Holmes Property Acquisition
The Holmes Property Acquisition permanently protects 37.5 acres of Yakima River fish habitat. This special area supports Chinook salmon, contributes to reintroduction programs for species no longer existing in the Yakima Sub-basin, and satisfies the intent of our Cooperative Agreement. Yakama Nations acquired the land with the help of Kittitas Conservation Trust (KCT) and other partners. Suncadia contributed $42,873 to the purchase of the property and received acreage acquisition credits for the off-site acquisition targets that are part of the Cooperative Agreement.
The Holmes Property contains a high priority reach that provides floodplain connectivity and rearing habitat for salmon. The stretch of the Yakima River flowing through the property is one of the key reaches where the vast majority of rearing and spawning occurs. In addition to salmon, steelhead live in this reach of the river, as well as resident trout and other fish. The side channels provide young fish protection from artificially high irrigation flows. These flows are released throughout the summer when salmon would historically have used the mainstem to rear in. Over 50% of spring Chinook productivity in the basin occurs upstream of the project area.

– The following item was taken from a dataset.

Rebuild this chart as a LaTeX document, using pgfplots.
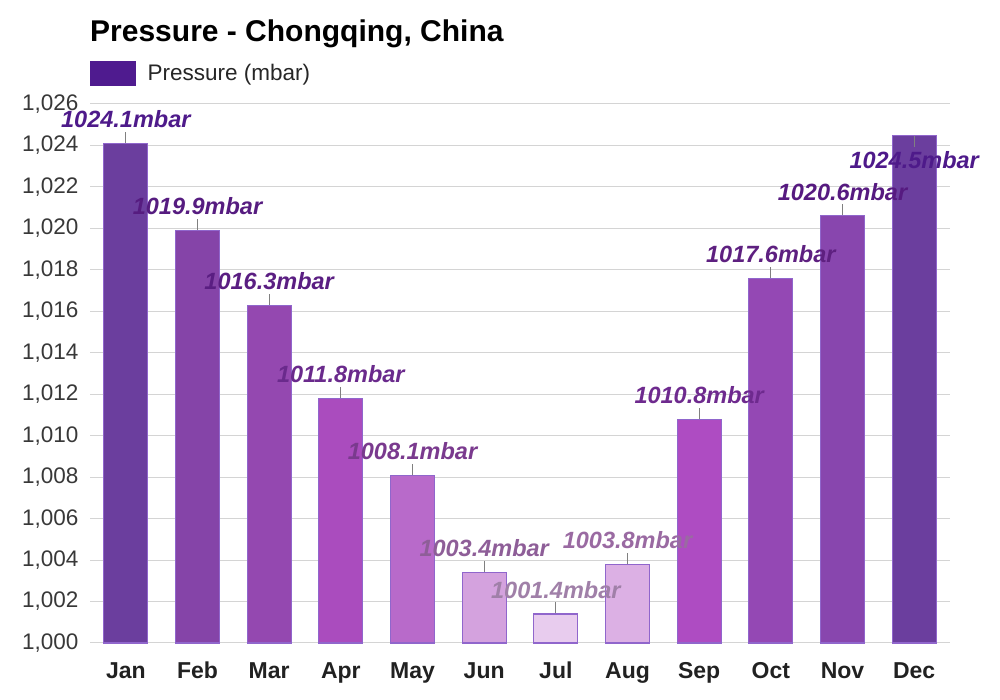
\documentclass[border=0pt]{standalone}
\usepackage{fontspec}
\setmainfont{Liberation Sans}
\usepackage{pgfplots}
\pgfplotsset{compat=1.18}

\definecolor{b1}{HTML}{6B3E9E}\definecolor{l1}{HTML}{4E1A8A}
\definecolor{b2}{HTML}{8544A8}\definecolor{l2}{HTML}{561C80}
\definecolor{b3}{HTML}{9448B0}\definecolor{l3}{HTML}{5A1E82}
\definecolor{b4}{HTML}{AA4CBE}\definecolor{l4}{HTML}{6A2A8C}
\definecolor{b5}{HTML}{B86ACA}\definecolor{l5}{HTML}{7A3A8E}
\definecolor{b6}{HTML}{D4A2DE}\definecolor{l6}{HTML}{8E5E98}
\definecolor{b7}{HTML}{E8CCEE}\definecolor{l7}{HTML}{A080A8}
\definecolor{b8}{HTML}{DCB0E4}\definecolor{l8}{HTML}{9A6AA2}
\definecolor{b9}{HTML}{AE4CC2}\definecolor{l9}{HTML}{6E2A8E}
\definecolor{b10}{HTML}{9448B4}\definecolor{l10}{HTML}{5E2080}
\definecolor{b11}{HTML}{8846AE}\definecolor{l11}{HTML}{561A80}
\definecolor{b12}{HTML}{6B3E9E}\definecolor{l12}{HTML}{4E1A8A}
\definecolor{edge}{HTML}{9066CC}
\definecolor{legcol}{HTML}{4F1B8F}

\newcommand{\onebar}[4]{%
\addplot[ybar, bar width=44pt, bar shift=0pt, fill=#3, draw=edge, line width=1.1pt, forget plot,
  point meta=explicit symbolic,
  nodes near coords={\textcolor{#4}{\pgfplotspointmeta mbar}\\\textcolor{gray}{\rule{0.8pt}{11pt}}},
  every node near coord/.style={anchor=south, inner sep=0pt, align=center,
    font=\fontsize{23.5}{15}\selectfont\bfseries\itshape}]
  coordinates {(#1,#2) [#2]};}

\begin{document}
\begin{tikzpicture}[x=1pt,y=1pt]
\path[use as bounding box] (0,0) rectangle (1000,700);
\node[anchor=west, inner sep=0pt, font=\fontsize{30}{34}\selectfont\bfseries] at (90,666) {Pressure - Chongqing, China};
\begin{axis}[
  at={(90pt,57pt)}, anchor=south west,
  scale only axis, width=860pt, height=539pt,
  xmin=-0.5, xmax=11.5, ymin=1000, ymax=1026,
  clip=false,
  axis line style={draw=none},
  xtick={0,...,11},
  xticklabels={Jan,Feb,Mar,Apr,May,Jun,Jul,Aug,Sep,Oct,Nov,Dec},
  xticklabel style={font=\fontsize{23}{26}\selectfont\bfseries, text=black!87, yshift=-15pt, text height=17pt, text depth=5pt},
  ytick={1000,1002,...,1026},
  minor y tick num=7,
  yticklabel style={font=\fontsize{22.5}{24}\selectfont, text=black!78, xshift=-8pt},
  /pgf/number format/.cd, 1000 sep={,}, assume math mode=true, /pgfplots/.cd,
  major tick length=0pt, minor tick length=0pt,
  ymajorgrids, yminorgrids,
  major grid style={color=black!17, line width=1pt},
  minor grid style={color=black!8, line width=0.8pt},
  legend style={at={(axis description cs:0,1)}, anchor=south west, yshift=18pt,
    draw=none, fill=none, inner sep=0pt, font=\fontsize{22.5}{26}\selectfont,
    nodes={inner sep=0pt, text=black!85}},
]
\addlegendimage{legend image code/.code={\fill[legcol] (0pt,-12pt) rectangle (45pt,12pt); \path (57pt,0pt);}}
\addlegendentry{Pressure (mbar)}
\onebar{0}{1024.1}{b1}{l1}
\onebar{1}{1019.9}{b2}{l2}
\onebar{2}{1016.3}{b3}{l3}
\onebar{3}{1011.8}{b4}{l4}
\onebar{4}{1008.1}{b5}{l5}
\onebar{5}{1003.4}{b6}{l6}
\onebar{6}{1001.4}{b7}{l7}
\onebar{7}{1003.8}{b8}{l8}
\onebar{8}{1010.8}{b9}{l9}
\onebar{9}{1017.6}{b10}{l10}
\onebar{10}{1020.6}{b11}{l11}
\addplot[ybar, bar width=44pt, bar shift=0pt, fill=b12, draw=edge, line width=1.1pt, forget plot,
  point meta=explicit symbolic,
  nodes near coords={\textcolor{gray}{\rule{0.8pt}{11pt}}\\[4pt]\textcolor{l12}{\pgfplotspointmeta mbar}},
  every node near coord/.style={anchor=north, inner sep=0pt, align=center,
    font=\fontsize{23.5}{15}\selectfont\bfseries\itshape}]
  coordinates {(11,1024.5) [1024.5]};
\end{axis}
\end{tikzpicture}
\end{document}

Complementing Acquisition with Restoration and Outreach
To complement the acquisition, KCT applied for and received funding for restoration and outreach. Restoration expanded and improved Coho salmon spawning and rearing habitat. Strategic placement of 74 tons of large rock enhanced in-stream habitat complexity. In addition, we constructed three rock weirs at the downstream entrance to the pond. The weirs improved fish passage between the salmon spawning side channel and the rearing pond. Finally, we planted over 1,400 shrubs and trees across 2.1 acres of riparian and upland area to further enhance the floodplain function of the Holmes side channel habitat.
Besides improving the site, we also encouraged youth’s connection to nature. We hosted an event where over 400 elementary students released Spring Chinook salmon fry into the wild. The students grew these salmon from eggs in their classrooms’ aquariums throughout the year. The event gave them a meaningful experience to connect with nature.